No, you don't get to label anyone who disagrees with a risky, existential upheaval as a 'whackjob'.

UBI is a fairly extreme ideology, partly because of the social welfare application, but mostly because of the cost - which its proponents tend to ignore.

We can argue a little bit over what 'free money' means for people, but the case falls flat when someone talks about a program that costs $350 Billion a month, or about 3 Trillion a year. FYI US economy is about 20 Trillion.

UBI is not a discussion about 'free money' or 'welfare' or 'means testing'.

UBI is a discussion about the existential level of wealth transfer or debt creation that comes from the most expensive program ever conceived by any government in the history of civilization.

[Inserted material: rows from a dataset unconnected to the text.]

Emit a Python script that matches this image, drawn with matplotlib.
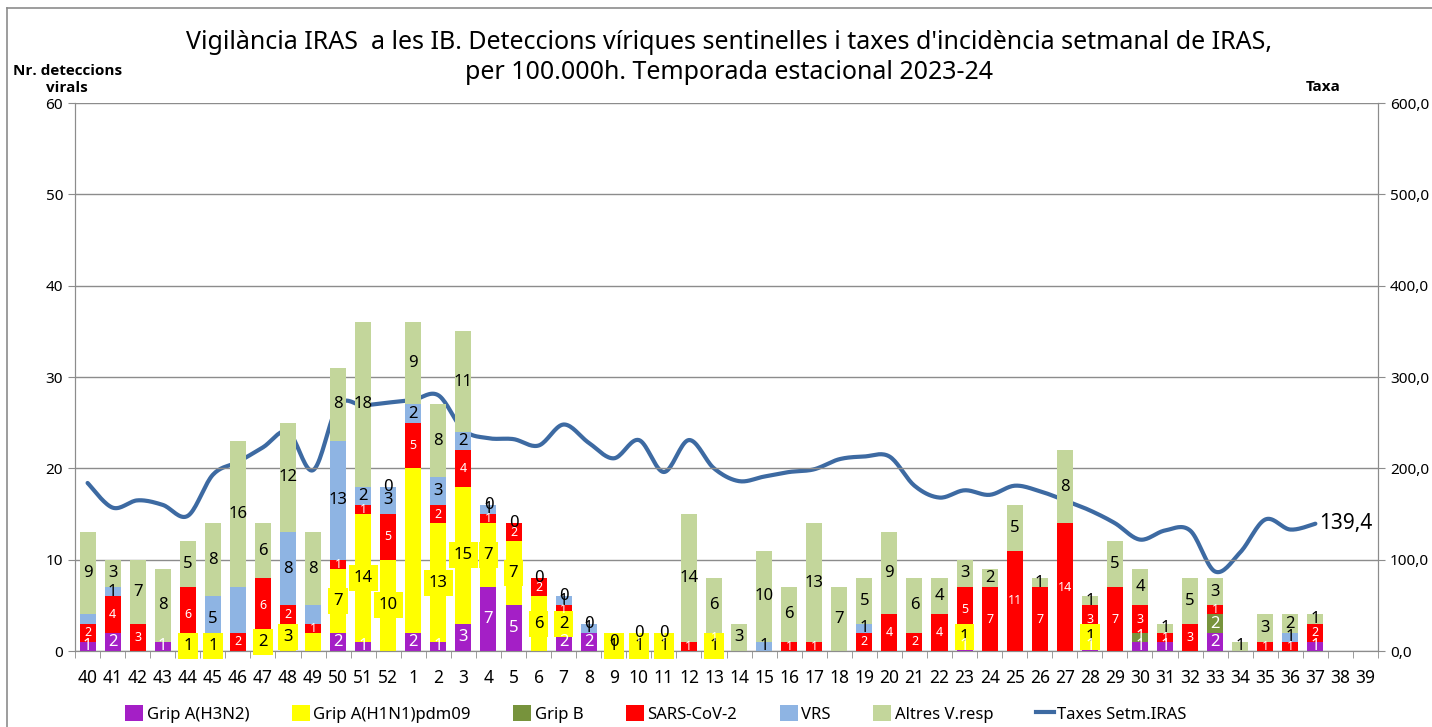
import matplotlib
matplotlib.use("Agg")
import matplotlib.pyplot as plt
import numpy as np
from matplotlib.patches import Patch
from matplotlib.lines import Line2D

plt.rcParams['font.family'] = ['Noto Sans', 'DejaVu Sans']

weeks = [str(w) for w in range(40, 53)] + [str(w) for w in range(1, 40)]

h3n2 = [1, 2, 0, 1, 0, 0, 0, 0, 0, 0, 2, 1, 0,
        2, 1, 3, 7, 5, 0, 2, 2, 0, 0, 0, 0, 0, 0, 0, 0, 0, 0, 0, 0, 0, 0,
        1, 0, 0, 0, 0, 1, 0, 1, 1, 0, 2, 0, 0, 0, 1, 0, 0]
h1n1 = [0, 0, 0, 0, 1, 1, 0, 2, 3, 2, 7, 14, 10,
        18, 13, 15, 7, 7, 6, 2, 0, 1, 1, 1, 0, 1, 0, 0, 0, 0, 0, 0, 0, 0, 0,
        1, 0, 0, 0, 0, 1, 0, 0, 0, 0, 0, 0, 0, 0, 0, 0, 0]
gripb = [0] * 42 + [1, 0, 0, 2, 0, 0, 0, 0, 0, 0]
sars = [2, 4, 3, 0, 6, 0, 2, 6, 2, 1, 1, 1, 5,
        5, 2, 4, 1, 2, 2, 1, 0, 0, 1, 1, 1, 1, 0, 0, 1, 1, 0, 2, 4, 2, 4,
        5, 7, 11, 7, 14, 3, 7, 3, 1, 3, 1, 0, 1, 1, 2, 0, 0]
vrs = [1, 1, 0, 0, 0, 5, 5, 0, 8, 2, 13, 2, 3,
       2, 3, 2, 1, 0, 0, 1, 1, 0, 0, 0, 0, 0, 0, 1, 0, 0, 0, 1, 0, 0, 0,
       0, 0, 0, 0, 0, 0, 0, 0, 0, 0, 0, 0, 0, 1, 0, 0, 0]
# None = empty cell (no label), 0 = zero shown as label
altres = [9, 3, 7, 8, 5, 8, 16, 6, 12, 8, 8, 18, 0,
          9, 8, 11, 0, 0, 0, 0, 0, 0, 0, 0, 14, 6, 3, 10, 6, 13, 7, 5, 9, 6, 4,
          3, 2, 5, 1, 8, 1, 5, 4, 1, 5, 3, 1, 3, 2, 1, None, None]

taxa = [184, 157, 165, 160, 148, 193, 207, 223, 240, 198, 269, 269, 272,
        275, 280, 242, 233, 232, 225, 248, 228, 211, 231, 196, 231, 200, 186,
        191, 196, 199, 210, 213, 213, 181, 168, 176, 171, 181, 175, 165, 154,
        140, 122, 132, 132, 87, 108, 144, 133, 139.4]

series = [
    ("Grip A(H3N2)", h3n2, "#A41FC6", "white"),
    ("Grip A(H1N1)pdm09", h1n1, "#FFFF00", "black"),
    ("Grip B", gripb, "#77933C", "white"),
    ("SARS-CoV-2", sars, "#FF0000", "white"),
    ("VRS", vrs, "#8EB4E3", "black"),
    ("Altres V.resp", altres, "#C3D69B", "black"),
]
hidden = {("VRS", "40"), ("VRS", "46"), ("VRS", "49"),
          ("Grip A(H1N1)pdm09", "49"), ("Grip A(H1N1)pdm09", "1")}

fig = plt.figure(figsize=(14.32, 7.27), dpi=100)
ax = fig.add_axes([0.0524, 0.1045, 0.9099, 0.7538])
ax2 = ax.twinx()

x = np.arange(len(weeks))
bottom = np.zeros(len(weeks))
for name, vals, col, tcol in series:
    v = np.array([0 if a is None else a for a in vals], dtype=float)
    ax.bar(x, v, 0.64, bottom=bottom, color=col, zorder=2)
    for i, a in enumerate(vals):
        if a is None or (a == 0 and name != "Altres V.resp"):
            continue
        if (name, weeks[i]) in hidden:
            continue
        yc = bottom[i] + v[i] / 2
        if name == "Grip A(H1N1)pdm09":
            ax.text(x[i], yc, str(a), ha='center', va='center', fontsize=12,
                    color='black', zorder=4.5,
                    bbox=dict(boxstyle='square,pad=0.3', fc='#FFFF00', ec='none'))
        elif name == "SARS-CoV-2":
            ax.text(x[i], yc, str(a), ha='center', va='center', fontsize=9,
                    color='white', zorder=5)
        else:
            ax.text(x[i], yc, str(a), ha='center', va='center', fontsize=12,
                    color=tcol, zorder=5)
    bottom += v

ax.set_xlim(-0.5, len(weeks) - 0.5)
ax.set_ylim(0, 60)
ax.set_yticks(range(0, 61, 10))
ax.yaxis.grid(True, color='#8C8C8C', lw=1)
ax.set_axisbelow(True)
ax.set_xticks(x)
ax.set_xticklabels(weeks, fontsize=12.5)
ax.set_xticks(np.arange(-0.5, len(weeks), 1), minor=True)
ax.tick_params(axis='x', which='major', length=0, pad=13)
ax.tick_params(axis='x', which='minor', length=5, color='#8C8C8C')
ax.tick_params(axis='y', labelsize=11, length=5, color='#8C8C8C')
for s in ['top']:
    ax.spines[s].set_visible(False)
    ax2.spines[s].set_visible(False)
for s in ['left', 'bottom', 'right']:
    ax.spines[s].set_color('#8C8C8C')
    ax2.spines[s].set_color('#8C8C8C')

# smoothed line (Catmull-Rom through the weekly points)
tx = np.arange(len(taxa), dtype=float)
ty = np.array(taxa, dtype=float)
px = np.concatenate([[tx[0]], tx, [tx[-1]]])
py = np.concatenate([[ty[0]], ty, [ty[-1]]])
sx, sy = [], []
t = np.linspace(0, 1, 20)
for k in range(1, len(px) - 2):
    for arr, out in ((px, sx), (py, sy)):
        p0, p1, p2, p3 = arr[k - 1], arr[k], arr[k + 1], arr[k + 2]
        out.extend(0.5 * (2 * p1 + (-p0 + p2) * t + (2 * p0 - 5 * p1 + 4 * p2 - p3) * t ** 2
                          + (-p0 + 3 * p1 - 3 * p2 + p3) * t ** 3))
ax2.plot(sx, sy, color='#3D6AA2', lw=3, zorder=4, solid_capstyle='round')
ax2.text(tx[-1] + 0.15, ty[-1], "139,4", fontsize=15, va='center', ha='left')
ax2.set_ylim(0, 600)
ax2.set_yticks(range(0, 601, 100))
ax2.set_yticklabels([f"{v},0" for v in range(0, 601, 100)])
ax2.tick_params(axis='y', labelsize=11, length=5, color='#8C8C8C')
ax.set_zorder(ax2.get_zorder() + 1)
ax.patch.set_visible(False)

fig.text(0.509, 0.921, "Vigilància IRAS  a les IB. Deteccions víriques sentinelles i taxes d'incidència setmanal de IRAS,\n"
         "per 100.000h. Temporada estacional 2023-24", ha='center', va='center', fontsize=18,
         linespacing=1.3)
bold_font = ['Open Sans', 'Lato', 'DejaVu Sans']
fig.text(0.047, 0.891, "Nr. deteccions\nvirals", ha='center', va='center', fontsize=11,
         fontweight='bold', family=bold_font, linespacing=1.3)
fig.text(0.924, 0.881, "Taxa", ha='center', va='center', fontsize=11, fontweight='bold',
         family=bold_font)

handles = [Patch(facecolor=c, edgecolor='none') for _, _, c, _ in series]
handles.append(Line2D([0], [0], color='#3D6AA2', lw=3))
labels = [n for n, _, _, _ in series] + ["Taxes Setm.IRAS"]
fig.legend(handles, labels, loc='center', bbox_to_anchor=(0.458, 0.018), ncol=7,
           frameon=False, fontsize=12, handlelength=1.1, handleheight=1.1,
           handletextpad=0.2, columnspacing=2.54)

# outer chart frame
fig.add_artist(Line2D([7 / 1432, 7 / 1432], [0, 1 - 8 / 727], color='#8C8C8C', lw=1.2,
                      transform=fig.transFigure))
fig.add_artist(Line2D([7 / 1432, 1], [1 - 8 / 727, 1 - 8 / 727], color='#8C8C8C', lw=1.2,
                      transform=fig.transFigure))

fig.savefig("out.png", dpi=100)
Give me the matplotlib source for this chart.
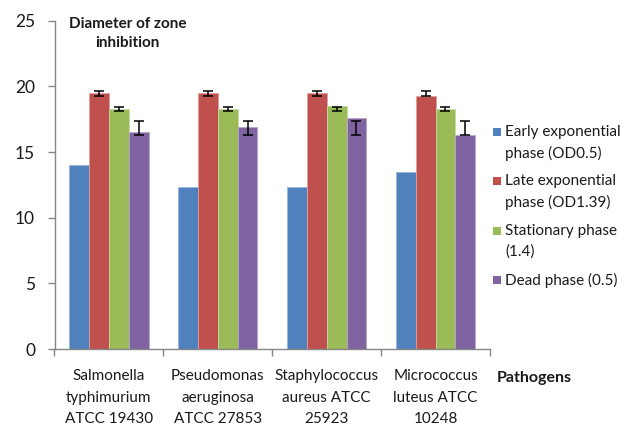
import matplotlib
matplotlib.use("Agg")
import matplotlib.pyplot as plt
from matplotlib.patches import Rectangle
import numpy as np

plt.rcParams['font.family'] = ['Lato', 'DejaVu Sans']

categories = ["Salmonella\ntyphimurium\nATCC 19430",
              "Pseudomonas\naeruginosa\nATCC 27853",
              "Staphylococcus\naureus ATCC\n25923",
              "Micrococcus\nluteus ATCC\n10248"]
series_names = ["Early exponential\nphase (OD0.5)",
                "Late exponential\nphase (OD1.39)",
                "Stationary phase\n(1.4)",
                "Dead phase (0.5)"]
early = [14.0, 12.3, 12.3, 13.5]
late = [19.5, 19.5, 19.5, 19.3]
stationary = [18.3, 18.3, 18.5, 18.3]
dead = [16.5, 16.9, 17.6, 16.3]
# error bars (centre, half-width) as drawn in the source
late_err_mid = [19.47, 19.47, 19.47, 19.47]
late_err = [0.2, 0.2, 0.2, 0.2]
stat_err_mid = [18.3, 18.3, 18.3, 18.3]
stat_err = [0.14, 0.14, 0.14, 0.14]
dead_err_mid = [16.84, 16.84, 16.84, 16.84]
dead_err = [0.56, 0.56, 0.56, 0.56]
yticks = [0, 5, 10, 15, 20, 25]

colors = ["#4F81BD", "#C0504D", "#9BBB59", "#8064A2"]
edges = ["#9DB7DB", "#DDA09E", "#C6D9A6", "#B6A6CC"]

W, H = 628, 426
fig = plt.figure(figsize=(W / 100, H / 100), dpi=100)
ax = fig.add_axes([54.5 / W, 1 - 349 / H, (490 - 54.5) / W, (349 - 20.7) / H])

x = np.arange(len(categories))
bw = 0.182
values = [early, late, stationary, dead]
for i, (vals, c, ec) in enumerate(zip(values, colors, edges)):
    ax.bar(x + (i - 1.5) * bw, vals, width=bw, color=c, edgecolor=ec,
           linewidth=0.6, zorder=2)

for i, (mid, err) in [(1, (late_err_mid, late_err)),
                      (2, (stat_err_mid, stat_err)),
                      (3, (dead_err_mid, dead_err))]:
    ax.errorbar(x + (i - 1.5) * bw, mid, yerr=err, fmt='none', ecolor='black',
                elinewidth=1.1, capsize=3.6, capthick=1.1, zorder=3)

ax.set_xlim(-0.5, len(categories) - 0.5)
ax.set_ylim(0, 25)
ax.set_yticks(yticks)
ax.tick_params(axis='y', direction='out', length=5, width=1, color='#868686',
               labelsize=12.5, pad=9, labelcolor='#1a1a1a')

ax.set_xticks(np.arange(len(categories) + 1) - 0.5)
ax.set_xticklabels([])
ax.tick_params(axis='x', which='major', direction='out', length=5, width=1,
               color='#868686')
ax.set_xticks(x, minor=True)
ax.set_xticklabels(categories, minor=True, fontsize=11, color='#1a1a1a',
                   linespacing=1.68)
ax.tick_params(axis='x', which='minor', length=0, pad=14.5)

for s in ['top', 'right']:
    ax.spines[s].set_visible(False)
for s in ['left', 'bottom']:
    ax.spines[s].set_color('#868686')
    ax.spines[s].set_linewidth(1)

fig.text(127.5 / W, 1 - 33.5 / H, "Diameter of zone\ninhibition", ha='center',
         va='center', fontsize=11, fontweight='bold', color='#1a1a1a',
         linespacing=1.45)
fig.text(497 / W, 1 - 378 / H, "Pathogens", ha='left', va='center',
         fontsize=11.5, fontweight='bold', color='#1a1a1a')

# legend
line_y = [(131.7, 153.2), (181.0, 202.5), (230.5, 252.0), (280.0,)]
for name, c, ys in zip(series_names, colors, line_y):
    fig.patches.append(Rectangle((492.7 / W, 1 - (ys[0] + 4) / H), 8 / W, 8 / H,
                                 transform=fig.transFigure, facecolor=c,
                                 edgecolor='none'))
    for line, yy in zip(name.split("\n"), ys):
        fig.text(505 / W, 1 - yy / H, line, ha='left', va='center',
                 fontsize=11, color='#1a1a1a')

fig.savefig("out.png", dpi=100)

The UBI discussion really needs to start with 'where do we get $350B a month'?

Because all the nice talking points are otherwise academic.

Yang reminds me a little bit of Marx - really amazing insight and thoughtful understanding of problems ... but solutions that miss the point entirely.

2 comments

"The UBI discussion really needs to start with 'where do we get $350B a month'?"

Congressional appropriations create money. That's how fiat currency works. We're not on the Gold Standard, we don't need to trace who holds how many Pretty Yellow Rocks.

The real question is "What is the inflationary impact of that spending?", and thus what level taxes have to be raised to destroy enough money to negate the inflation.

One interesting insight of MMT is that taxing $1,000 from the rich and giving $1,000 to the poor, is not actually necessarily "free", or net-non-inflationary. Because the poor on average spend more of the money that they have (on basic necessities like food and consumer goods), causing prices of those goods to rise which reflects in headline inflation. Whereas money in the hands of the rich tends to result in inflation of financial asset prices.

If a redistribution of this sort did cause a too-high level of consumer inflation, some additional counter-cyclical policy would be needed to counteract it. (The point I'm trying to make is that making sure that federal spending debits and credits cancel out to zero is neither necessary nor sufficient for good economic policy.)

>about 3 Trillion a year. What a coincidence, that is approximately how much we've spent on corporate welfare since the Corona Virus crisis started.
Yes, and it's part and parcel of the worst economic crises since the great depression, and in some ways worse than the great depression, i.e. the worst numbers in the history of the entire US.

So yes, the scale and repercussions of UBI are issues that nobody seems to want to talk about.